First though, I have added a new cooking class to the May schedule – a Mother's Day Special May 8th. Now you can pamper your mum with a Shared Kitchen cooking class, or come along with her and enjoy it together. The class will be full of good cheer, gorgeous food and glasses of bubbly, and there'll be heaps of prizes and gifts, including food products and cookbooks. No one will go away empty-handed. Early bookings advised as the classes are small. On Friday May 6th I'm running a class featuring warming winter dishes based on vegetables. Yes! Everyone seems to want more and more vegetable dishes and I am happy to oblige.
It's feijoa time. Anyone with a feijoa tree will most likely have fruit going begging. I scoop out the flesh and freeze it, then turn it into feijoa chutney or use it in a crumble or cake at a later date. Feijoa Cake with Almond Crumble Topping – combining cake and crumble (what's not to like about that?) – was an absolute winner last year. Time to revisit it!
How to cook the perfect fillet of beef is something many cooks stress about. There are plenty of tips here on achieving perfection and glazed shallots to go with it. I've also got a simple recipe for cooking mushrooms, but simple as it is, it will ensure you don't serve up a stew when what you really want is shiny glazed pan-fried mushrooms.
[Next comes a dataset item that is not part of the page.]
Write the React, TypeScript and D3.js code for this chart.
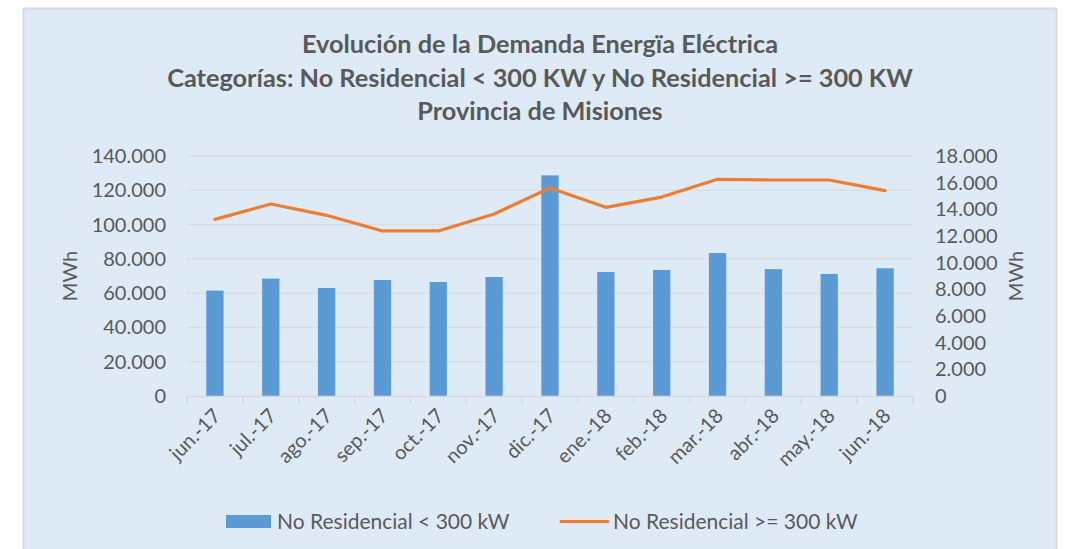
import React, { useEffect, useRef } from "react";
import * as d3 from "d3";

const months = ["jun.-17", "jul.-17", "ago.-17", "sep.-17", "oct.-17", "nov.-17", "dic.-17", "ene.-18", "feb.-18", "mar.-18", "abr.-18", "may.-18", "jun.-18"];
const lowValues = [61500, 68500, 63000, 67700, 66500, 69400, 128700, 72300, 73500, 83400, 74000, 71200, 74500];
const highValues = [13250, 14400, 13550, 12380, 12380, 13650, 15600, 14150, 14920, 16250, 16200, 16200, 15400];
const leftTicks = [0, 20000, 40000, 60000, 80000, 100000, 120000, 140000];
const rightTicks = [0, 2000, 4000, 6000, 8000, 10000, 12000, 14000, 16000, 18000];
const titleLines = [
  "Evolución de la Demanda Energïa Eléctrica",
  "Categorías: No Residencial < 300 KW y No Residencial >= 300 KW",
  "Provincia de Misiones",
];

const W = 1072;
const H = 549;
const FONT = "Lato, 'Open Sans', sans-serif";
const TXT = "#595959";

const fmt = (v: number) => (v === 0 ? "0" : d3.format(",")(v).replace(/,/g, "."));

const App = () => {
  const ref = useRef<SVGSVGElement>(null);

  useEffect(() => {
    const svg = d3.select(ref.current);
    svg.selectAll("*").remove();

    const margin = { top: 156, right: 159, bottom: 153, left: 187 };
    const width = W - margin.left - margin.right;
    const height = H - margin.top - margin.bottom;

    // chart area box
    svg.append("rect")
      .attr("x", 23.5).attr("y", 8.5)
      .attr("width", 1033).attr("height", 560)
      .attr("fill", "#DEEBF7")
      .attr("stroke", "#D9D9D9")
      .attr("stroke-width", 2);

    // title
    svg.append("g")
      .selectAll("text")
      .data(titleLines)
      .enter()
      .append("text")
      .attr("x", 540)
      .attr("y", (d, i) => 53 + i * 33.5)
      .attr("text-anchor", "middle")
      .attr("font-family", FONT)
      .attr("font-weight", "bold")
      .attr("font-size", 25.3)
      .attr("fill", TXT)
      .text((d) => d);

    const x = d3.scaleBand().domain(months).range([0, width]).paddingInner(0.69).paddingOuter(0.345);
    const xb = d3.scaleBand().domain(months).range([0, width]);
    const yL = d3.scaleLinear().domain([0, 140000]).range([height, 0]);
    const yR = d3.scaleLinear().domain([0, 18000]).range([height, 0]);

    const g = svg.append("g").attr("transform", `translate(${margin.left}, ${margin.top})`);

    // gridlines
    g.selectAll(".grid")
      .data(leftTicks.slice(1))
      .enter()
      .append("line")
      .attr("x1", 0).attr("x2", width)
      .attr("y1", (d) => yL(d)).attr("y2", (d) => yL(d))
      .attr("stroke", "#D9D9D9")
      .attr("stroke-width", 1);

    // bars
    g.selectAll(".bar")
      .data(lowValues)
      .enter()
      .append("rect")
      .attr("x", (d, i) => x(months[i])!)
      .attr("width", x.bandwidth())
      .attr("y", (d) => yL(d))
      .attr("height", (d) => height - yL(d))
      .attr("fill", "#5B9BD5");

    // x axis
    const xAxis = g.append("g")
      .attr("transform", `translate(0, ${height})`)
      .call(d3.axisBottom(xb).tickSize(0).tickFormat(() => ""));
    xAxis.select(".domain").attr("stroke", "#D9D9D9").attr("stroke-width", 1.5);
    g.selectAll(".xtick")
      .data(d3.range(months.length + 1))
      .enter()
      .append("line")
      .attr("x1", (i) => i * xb.step()).attr("x2", (i) => i * xb.step())
      .attr("y1", height).attr("y2", height + 8)
      .attr("stroke", "#D9D9D9").attr("stroke-width", 1.5);

    g.selectAll(".xlabel")
      .data(months)
      .enter()
      .append("text")
      .attr("transform", (d) => `translate(${xb(d)! + xb.bandwidth() / 2 + 7}, ${height + 21}) rotate(-45)`)
      .attr("text-anchor", "end")
      .attr("font-family", FONT)
      .attr("font-size", 20)
      .attr("fill", TXT)
      .text((d) => d);

    // line
    const line = d3.line<number>()
      .x((d, i) => xb(months[i])! + xb.bandwidth() / 2)
      .y((d) => yR(d));
    g.append("path")
      .datum(highValues)
      .attr("d", line)
      .attr("fill", "none")
      .attr("stroke", "#ED7D31")
      .attr("stroke-width", 3.2)
      .attr("stroke-linejoin", "round")
      .attr("stroke-linecap", "round");

    // left axis labels
    g.selectAll(".ylabel")
      .data(leftTicks)
      .enter()
      .append("text")
      .attr("x", -21)
      .attr("y", (d) => yL(d))
      .attr("dy", "0.35em")
      .attr("text-anchor", "end")
      .attr("font-family", FONT)
      .attr("font-size", 20)
      .attr("fill", TXT)
      .text((d) => fmt(d));

    g.selectAll(".yrlabel")
      .data(rightTicks)
      .enter()
      .append("text")
      .attr("x", width + 22)
      .attr("y", (d) => yR(d))
      .attr("dy", "0.35em")
      .attr("text-anchor", "start")
      .attr("font-family", FONT)
      .attr("font-size", 20)
      .attr("fill", TXT)
      .text((d) => fmt(d));

    // axis titles
    [70, 1016].forEach((cx) => {
      svg.append("text")
        .attr("transform", `translate(${cx}, 276) rotate(-90)`)
        .attr("text-anchor", "middle")
        .attr("dy", "0.35em")
        .attr("font-family", FONT)
        .attr("font-size", 20)
        .attr("fill", TXT)
        .text("MWh");
    });

    // legend
    const leg = svg.append("g").attr("transform", "translate(0, 521.5)");
    leg.append("rect").attr("x", 226).attr("y", -6.5).attr("width", 45).attr("height", 13).attr("fill", "#5B9BD5");
    leg.append("text").attr("x", 277).attr("dy", "0.35em")
      .attr("font-family", FONT).attr("font-size", 21).attr("fill", TXT)
      .text("No Residencial < 300 kW");
    leg.append("line").attr("x1", 561).attr("x2", 608).attr("y1", 0).attr("y2", 0)
      .attr("stroke", "#ED7D31").attr("stroke-width", 3.2).attr("stroke-linecap", "round");
    leg.append("text").attr("x", 613).attr("dy", "0.35em")
      .attr("font-family", FONT).attr("font-size", 21).attr("fill", TXT)
      .text("No Residencial >= 300 kW");
  }, []);

  return (
    <svg
      ref={ref}
      width={W}
      height={H}
      style={{ position: "fixed", left: 0, top: 0, background: "#ffffff" }}
    ></svg>
  );
};

export default App;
Check out the tips for mushrooms which can help you achieve perfect breakfast mushrooms every time. And there's a piece on cinnamon, too. These notes (like mushrooms and cinnamon) get filed under Cook's Notes, a resource that is growing week by week. It's the perfect read some miserable autumn day when you feel like curling up on your couch with your laptop, tablet or Smart Phone.